Mar 2019 05



Format: Album
Label: K7
Release date: February 15, 2019

Doctor Image

At some stage in your career, you contemplate the self-titled album. Some bands don’t do, some do – but it’s contemplated. The self-titled album always seems to be the honest, no hiding album, the “this is us” album. That brings us to Ladytron, who have just done the same thing. Now, a brief recap for those who might need it (well, it has been 8 years). Ladytron are a four-piece from Liverpool, but unlike the other four-piece from Liverpool, synths are their weapons of choice.

So, for the album then. There is no gentle beginning as the first track runs towards your ears, eager to climb in and grab your attention with the bleak yet harmonious “Until the Fire”. The next track, which just happens to be the single ” The Island”, changes the mood to an almost classic Ladytron sound – very analogue synth and lush vocals – optimism in an age of pessimism? Well, the refrain at the end goes “We are savages”, so I’m guessing not.

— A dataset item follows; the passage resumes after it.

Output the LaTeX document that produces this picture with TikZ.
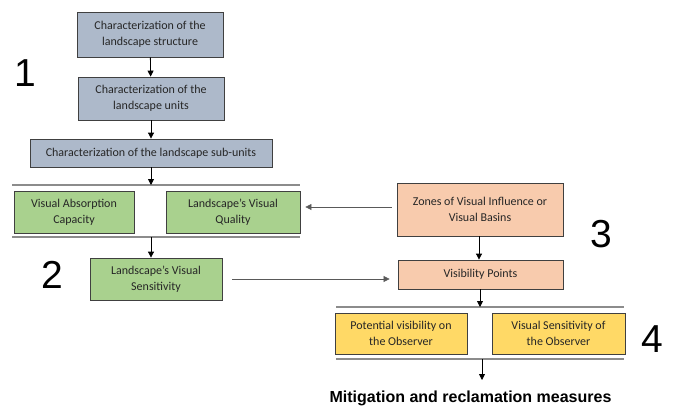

What I like about the album is the juxtaposition of the music and the lyrics; sometimes the music provides the gloom, and the lyrics raise everything up, more often it is vice versa. For me this is when the tracks work well, disco synth beats bounce away in a jolly fashion, but then you take in what they are actually singing.

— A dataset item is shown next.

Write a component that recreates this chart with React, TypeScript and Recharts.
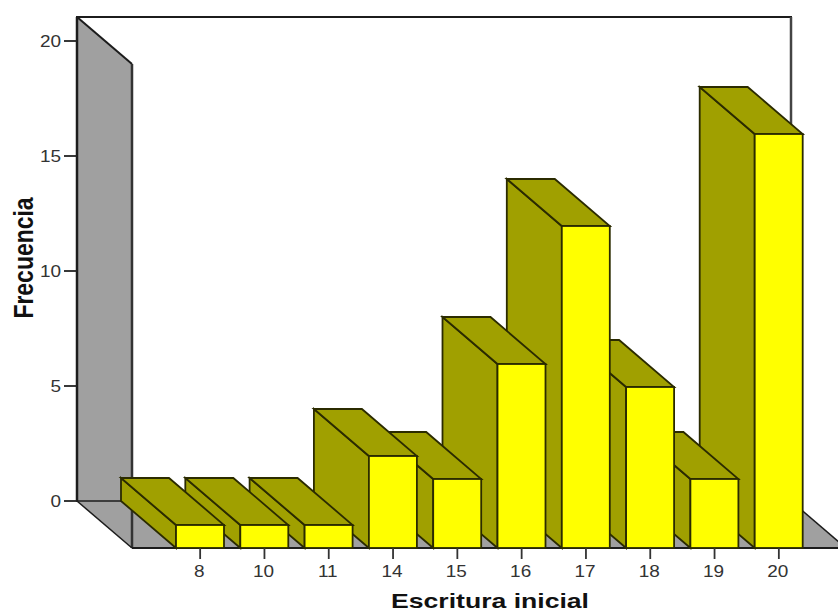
import React from "react";
import { BarChart, Bar, XAxis, YAxis } from "recharts";

const categories = ["8", "10", "11", "14", "15", "16", "17", "18", "19", "20"];
const frequencies = [1, 1, 1, 4, 3, 8, 14, 7, 3, 18];
const yTicks = [0, 5, 10, 15, 20];
const xLabel = "Escritura inicial";
const yLabel = "Frecuencia";

// Drawn right to left (reversed axis) so nearer-left bars cover the ones to their right.
const table = categories.map((c, i) => ({ category: c, value: frequencies[i] })).reverse();

const W = 838;
const H = 613;
const LEFT = 77;
const TOP = 17;
const RIGHT = 791;
const BASE = 501;
const DX = 55;
const DY = 47;
const INK = "#1c1c1c";
const WALL = "#a0a0a0";
const FONT = "'Liberation Sans', Arial, sans-serif";

function Frame() {
  return (
    <g>
      <path d={`M${LEFT},${BASE} H${RIGHT} V${TOP} H${LEFT} Z`} fill="#fff" stroke={INK} strokeWidth={2} />
      <path d={`M${RIGHT},${TOP} V${BASE}`} stroke="#444" strokeWidth={2.5} fill="none" />
      <polygon
        points={`${LEFT},${BASE} ${RIGHT},${BASE} ${RIGHT + DX},${BASE + DY} ${LEFT + DX},${BASE + DY}`}
        fill={WALL}
      />
      <polygon
        points={`${LEFT},${TOP} ${LEFT + DX},${TOP + DY} ${LEFT + DX},${BASE + DY} ${LEFT},${BASE}`}
        fill={WALL}
      />
      <path d={`M${LEFT},${TOP} V${BASE}`} stroke={INK} strokeWidth={2.5} fill="none" />
      <path d={`M${LEFT},${BASE} H${RIGHT}`} stroke={INK} strokeWidth={1.6} fill="none" />
      <path d={`M${LEFT},${TOP} L${LEFT + DX},${TOP + DY}`} stroke={INK} strokeWidth={2} fill="none" />
      <path d={`M${LEFT + DX},${TOP + DY} V${BASE + DY}`} stroke="#333" strokeWidth={2.5} fill="none" />
      <path d={`M${LEFT},${BASE} L${LEFT + DX},${BASE + DY}`} stroke={INK} strokeWidth={1.5} fill="none" />
      <path d={`M${RIGHT},${BASE} L${RIGHT + DX},${BASE + DY}`} stroke={INK} strokeWidth={1.5} fill="none" />
      <path d={`M${LEFT + DX},${BASE + DY} H${W}`} stroke={INK} strokeWidth={2} fill="none" />
    </g>
  );
}

function Bar3D(props: any) {
  const { x, y, width, height } = props;
  const b = y + height;
  const r = x + width;
  const stroke = "#2b2b00";
  return (
    <g stroke={stroke} strokeWidth={1.8} strokeLinejoin="miter">
      <polygon
        points={`${x},${y} ${x + DX},${y + DY} ${x + DX},${b + DY} ${x},${b}`}
        fill="#a0a000"
      />
      <polygon
        points={`${x},${y} ${r},${y} ${r + DX},${y + DY} ${x + DX},${y + DY}`}
        fill="#a0a000"
      />
      <rect x={x + DX} y={y + DY} width={width} height={height} fill="#ffff00" />
    </g>
  );
}

function XTick(props: any) {
  const { x, payload } = props;
  const cx = x + DX;
  const y0 = BASE + DY;
  return (
    <g>
      <line x1={cx} x2={cx} y1={y0} y2={y0 + 11} stroke="#333" strokeWidth={1.8} />
      <text
        transform={`translate(${cx - 1},${y0 + 29}) scale(1.15,1)`}
        textAnchor="middle"
        fontFamily={FONT}
        fontSize={16.5}
        fill="#333"
      >
        {payload.value}
      </text>
    </g>
  );
}

function YTick(props: any) {
  const { y, payload } = props;
  return (
    <g>
      <line x1={LEFT - 13} x2={LEFT} y1={y} y2={y} stroke="#222" strokeWidth={1.8} />
      <text
        transform={`translate(${LEFT - 16},${y + 6}) scale(1.15,1)`}
        textAnchor="end"
        fontFamily={FONT}
        fontSize={16.5}
        fill="#333"
      >
        {payload.value}
      </text>
    </g>
  );
}

function XTitle() {
  return (
    <text
      transform={`translate(490,608) scale(1.33,1)`}
      textAnchor="middle"
      fontFamily={FONT}
      fontSize={20}
      fontWeight={700}
      fill="#111"
    >
      {xLabel}
    </text>
  );
}

function YTitle() {
  return (
    <text
      transform={`translate(33,258) rotate(-90) scale(0.82,1)`}
      textAnchor="middle"
      fontFamily={FONT}
      fontSize={28}
      fontWeight={700}
      fill="#111"
    >
      {yLabel}
    </text>
  );
}

export default function App() {
  return (
    <div style={{ position: "absolute", left: 0, top: 0, width: W, height: H, overflow: "hidden", background: "#fff" }}>
      <BarChart
        width={W}
        height={H}
        data={table}
        margin={{ top: TOP, right: W - RIGHT, bottom: 0, left: 0 }}
        barSize={48}
      >
        <Frame />
        <XAxis
          dataKey="category"
          reversed
          padding={{ left: 36, right: 35 }}
          height={H - BASE}
          axisLine={false}
          tickLine={false}
          interval={0}
          tick={<XTick />}
          label={<XTitle />}
        />
        <YAxis
          width={LEFT}
          domain={[0, (BASE - TOP) / 23]}
          ticks={yTicks}
          axisLine={false}
          tickLine={false}
          tick={<YTick />}
          label={<YTitle />}
        />
        <Bar dataKey="value" shape={<Bar3D />} isAnimationActive={false} />
      </BarChart>
    </div>
  );
}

Why “Paper Highways” wasn’t made the first single I don’t know. The song comes on like a piledriver, with a great drum track backed up by corroded synths and a strong energy. The sounds cut in and out of the vocals, leaving them at times bare, and at others fully submerged in sound – a cracking track. “Deadzone” is another great track. Possibly based on the Stephen King movie of the same name, there is an urgency to the track that demands your attention. “You’ve Changed” is probably the most Ladytron of all of the tracks on here, it pounds along and the lyrics remonstrating with you the whole time “You’ve changed, what were you thinking, you’ve changed”, with back up vocals soothing the jagged edges off.

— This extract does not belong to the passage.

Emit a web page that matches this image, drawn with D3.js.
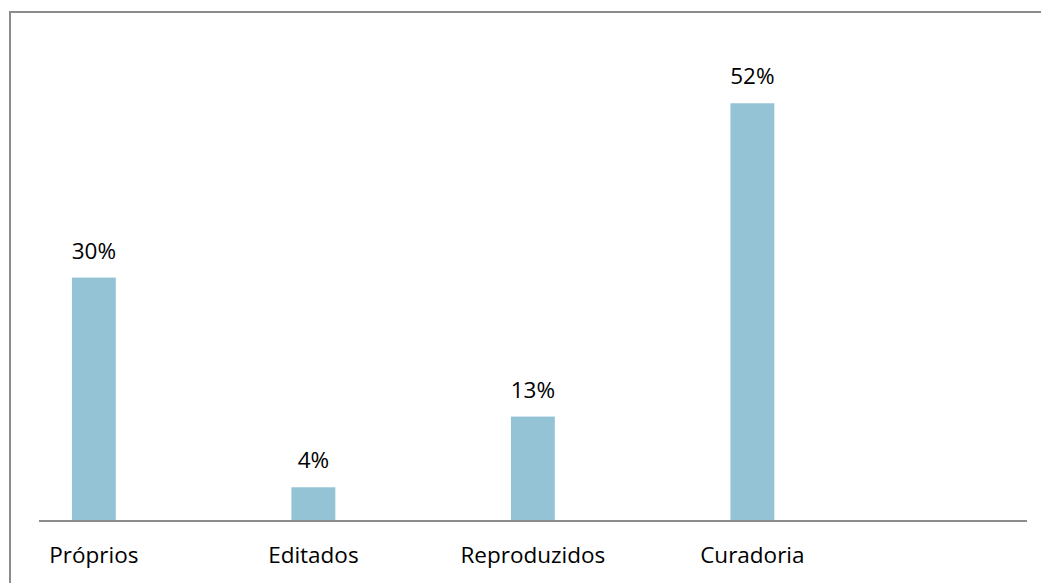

Unfortunately, I find that some of the tracks, although good, don’t tend to keep my attention. As the vocals and synths can be very harmonious, tracks can just slip by without you really noticing them. As I said, not in an unpleasant way, but they don’t catch your attention like other tracks – this was the case with “The Animals”, “Run” and “Far from Home”.

Overall, the album is good. It’s clever, it is very much Ladytron, and surprisingly dark too. As always, when they hit their stride, Ladytron make great, great music, and at their worst merely very good. A band you can bank on, and another good addition to their catalogue.